Presentations brought different perspectives to the machine translation landscape, with efforts and advancements by several companies, including Pangeanic.

Maxim Khalilov from TAUS summarized the good work being done by the organization within the MosesCore project. His presentation was an invitation to visit and find out more about tools, data and resources. Amongst the tools, he mentioned other alternatives to Moses (Thot, for instance), as well as a collection of TAUS features on quality evaluation. Important for new entrants or those with an interest in MT is the collection of data at TAUS: Europarl (1,8 million sentences), JRC-Acquis (270 paragraphs), Hansards, UN, OPUS, LDC Linguistic Data Consortium, ELRA, as well as TAUS’ own repositories, and many other features TAUS is developing.

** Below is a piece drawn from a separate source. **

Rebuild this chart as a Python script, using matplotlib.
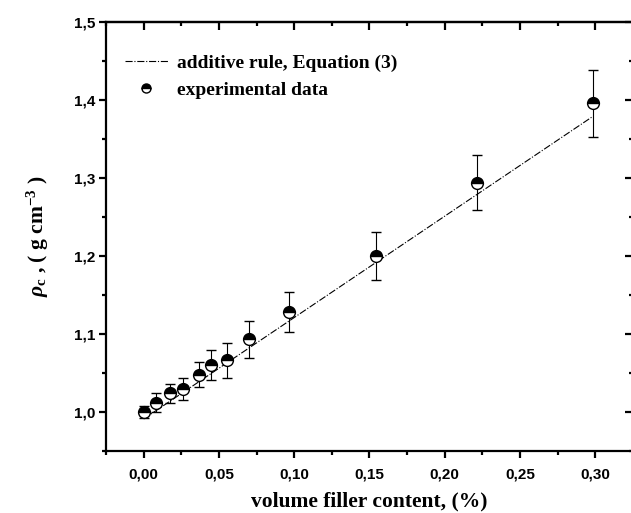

Safaba's Udi Hershkovich presented his company’s effort to offer a commercial application translating not only documentation but all company communications, chat, etc., geared towards companies producing enormous amount of content in many different channels. He touched upon problems encountered by developers when applying the technology in several areas. For example, when translating HTML: even when dealing with a perfect HTML, MT will translate keywords as well and one may not hit the perfect keyword necessary for another market. This is an area for development and improvement for everyone. An interesting point to many is that with Moses one needs a lot of data (or used to) but with other technologies you only need small sets of data to create MT. For example, one can look at similar translations, learn from them and then train engines.

Lori Thicke from LexWorks presented a pragmatic approach to the application of machine translation solutions. Lori talked about having different engines and an agnostic approach to machine translation, depending on the language pair. For Lori MT is not a tool but a process, a process which needs to be understood in order to be utilized properly: one needs to understand training sets. Lori provided relevant ratings for “understandable” translations by developers like MS Translator, Systran Hybrid, etc translating online content.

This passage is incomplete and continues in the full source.